What Actually Happened with Kalshi
Kalshi, the prediction markets platform, ran an influencer program where creators posted promotional content without clearly disclosing the material connection. The NAD reviewed the campaign, found the disclosures inadequate, and referred the matter to the FTC after Kalshi declined to participate in the self-regulatory process. That last part is the detail most compliance teams are glossing over.
Non-participation in an NAD inquiry is itself a red flag. The NAD exists as a first-line self-regulatory body precisely so brands can resolve issues without federal enforcement exposure. When a brand skips that process, the NAD’s only lever is escalation to the FTC, which has authority to pursue civil penalties. For brands in financial services, fintech, or any regulated sector, that escalation path carries significantly higher stakes than a standard influencer disclosure warning.
For a deeper breakdown of what the referral means operationally, the Kalshi FTC referral audit guide covers the disclosure gaps the NAD flagged and how to map them against your current creator contracts.
Why Brand Compliance Teams Are in the Hot Seat
Here’s the uncomfortable truth most marketing leaders don’t want to say out loud: the creator posted the content, but the brand owns the liability exposure. FTC guidance has been explicit since its updated Endorsement Guides — brands and their agencies are responsible for ensuring that creators they compensate (in cash, product, equity, affiliate commissions, or anything of material value) make that relationship clear to audiences.
The Kalshi case illustrates a pattern that has become predictable. Brand launches creator program. Brand provides brief. Creator posts. Compliance team either never reviews the live content or reviews it inconsistently. No one owns the disclosure audit function. Months later, a regulator or a competitor files a complaint.
Material connection disclosure is not a creator responsibility. It is a brand obligation. The FTC’s Endorsement Guides place the duty on the advertiser, not the influencer. Your compliance framework needs to reflect that reality in writing, in contracts, and in post-publication audits.
If you want the full action list for what compliance teams should implement immediately, see what brand compliance teams must do following the Kalshi referral.

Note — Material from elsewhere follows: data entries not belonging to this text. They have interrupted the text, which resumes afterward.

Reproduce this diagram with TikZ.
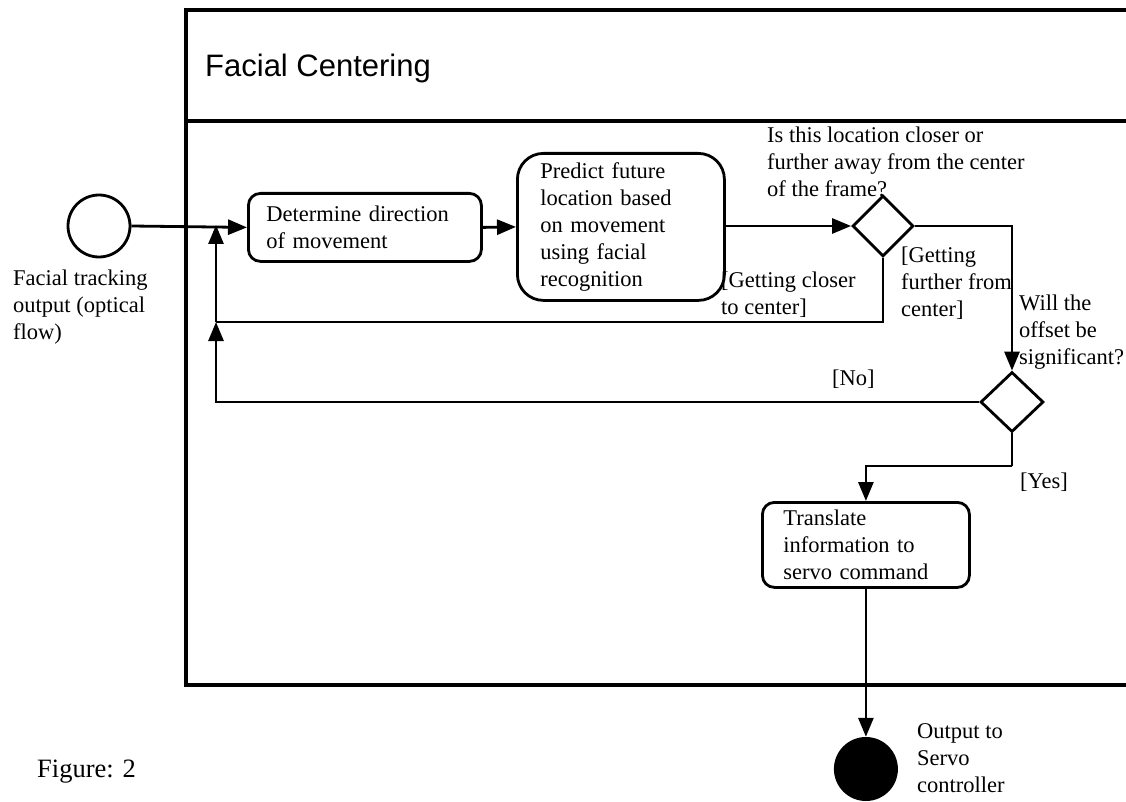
\documentclass[tikz,border=0pt]{standalone}
\usepackage{fontspec}
\setmainfont{Liberation Serif}
\newfontfamily\headfont{Liberation Sans}
\usetikzlibrary{arrows.meta,shapes.geometric}

\tikzset{
  txt/.style={font=\fontsize{22.5}{27}\selectfont, inner sep=0pt, align=left},
  % multi-line labels are placed by the baseline of their last line
  lbl/.style={txt, anchor=base west},
  act/.style={draw, line width=2.8pt, rounded corners=12pt, txt,
              anchor=north west, align=left},
  decision/.style={draw, diamond, line width=2.8pt, inner sep=0pt, aspect=1},
  flow/.style={line width=2.8pt},
  arr/.style={flow, -{Triangle[length=19pt,width=15pt]}},
  frameline/.style={line width=3.4pt, line cap=rect}
}

\begin{document}
\begin{tikzpicture}[x=1pt, y=-1pt]
\useasboundingbox (0,0) rectangle (1126,802);

% swimlane frame with its title compartment
\draw[frameline] (1140,10) -- (186,10) -- (186,685) -- (1140,685);
\draw[frameline] (186,121) -- (1140,121);
\node[anchor=base west, inner sep=0pt, font=\headfont\fontsize{31}{36}\selectfont]
  (title) at (205,77) {Facial Centering};

% initial node
\node[draw, circle, line width=2.8pt, minimum size=62pt, inner sep=0pt] (start) at (99,226) {};

% actions
\node[act, text width=197pt, inner xsep=18pt, minimum height=68pt] (act1) at (247,192)
  {Determine direction\\of movement};
\node[act, rounded corners=26pt, text width=161pt, inner xsep=23pt, minimum height=147pt] (act2) at (516,152)
  {Predict future\\location based\\on movement\\using facial\\recognition};
\node[act, text width=165pt, inner xsep=21pt, minimum height=85pt] (act3) at (761,501)
  {Translate\\information to\\servo command};

% final node, straight below the last action
\node[fill=black, circle, minimum size=64pt, inner sep=0pt] (final) at (act3.south |- 0,769) {};

% decisions
\node[decision, minimum width=61pt, minimum height=61pt] (dec1) at (883,226) {};
\node[decision, minimum width=63pt, minimum height=60pt] (dec2) at (1012,402) {};

% routing points
\coordinate (join1) at (216,226);
\coordinate (join2) at (216,322);
\coordinate (bend) at (1012,466);

% flows
\draw[arr] (start.east) -- (act1.west);
\draw[arr] (act1.east) -- (act2.west);
\draw[arr] (act2.east |- dec1.west) -- (dec1.west);
\draw[arr] (dec1.east) -| (dec2.north);
\draw[flow] (dec1.south) |- (join2);
\draw[arr] (dec2.west) -| (join2);
\draw[arr, shorten >=-1pt] (join2) -- (join1);
\draw[flow] (dec2.south) -- (bend);
\draw[arr] (bend) -| (act3.north);
\draw[arr] (act3.south) -- (final.north);

% labels
\node[lbl] (startlbl) at (13,339) {Facial tracking\\output (optical\\flow)};
\node[lbl] (q1) at (767,197) {Is this location closer or\\further away from the center\\of the frame?};
\node[lbl] (closer) at (721,314) {[Getting closer\\to center]};
\node[lbl] (further) at (901,316) {[Getting\\further from\\center]};
\node[lbl] (q2) at (1019,364) {Will the\\offset be\\significant?};
\node[lbl] (no) at (832,385) {[No]};
\node[lbl] (yes) at (1020,488) {[Yes]};
\node[lbl] (endlbl) at (917,792) {Output to\\Servo\\controller};
\node[lbl, font=\fontsize{26.5}{30}\selectfont] (fig) at (37,777) {Figure: 2};
\end{tikzpicture}
\end{document}
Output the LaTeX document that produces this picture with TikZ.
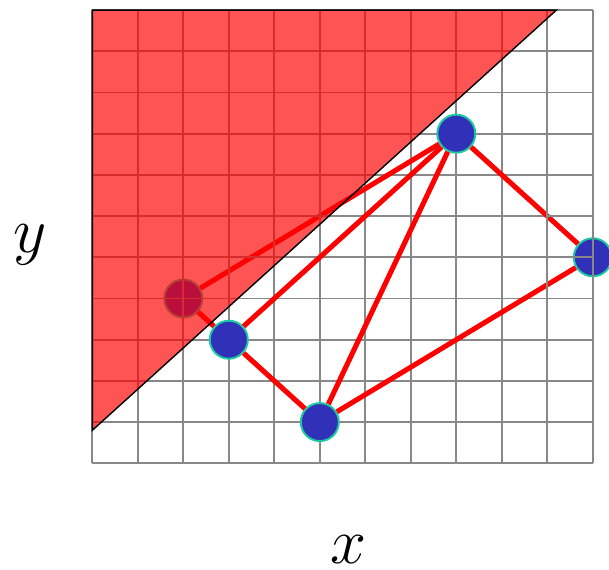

The Disclosure Audit Gap Most Brands Still Have
Ask any influencer marketing manager whether their brand has a disclosure audit process. Most will say yes. Ask them to describe it, and you’ll usually get some version of: “We check the posts before they go live and make sure the creator uses #ad.”
That’s not an audit. That’s a pre-publication checklist. And it misses three critical failure points.
- Post-publication drift: Creators sometimes edit captions after approval, removing or burying disclosures once the brand stops watching.
- Platform-specific disclosure requirements: A disclosure that works on Instagram may not satisfy TikTok’s native paid partnership label requirements or YouTube’s built-in disclosure tool. The FTC expects platform-appropriate disclosure, not a one-size-fits-all hashtag strategy. See the detailed breakdown of FTC disclosure rules for TikTok and Instagram shoppable content.
- Affiliate and gifted product gray zones: Many brands still treat affiliate commissions and gifted product seeding as disclosure-exempt. They are not. The FTC’s definition of material connection is deliberately broad, and the NAD applies the same standard.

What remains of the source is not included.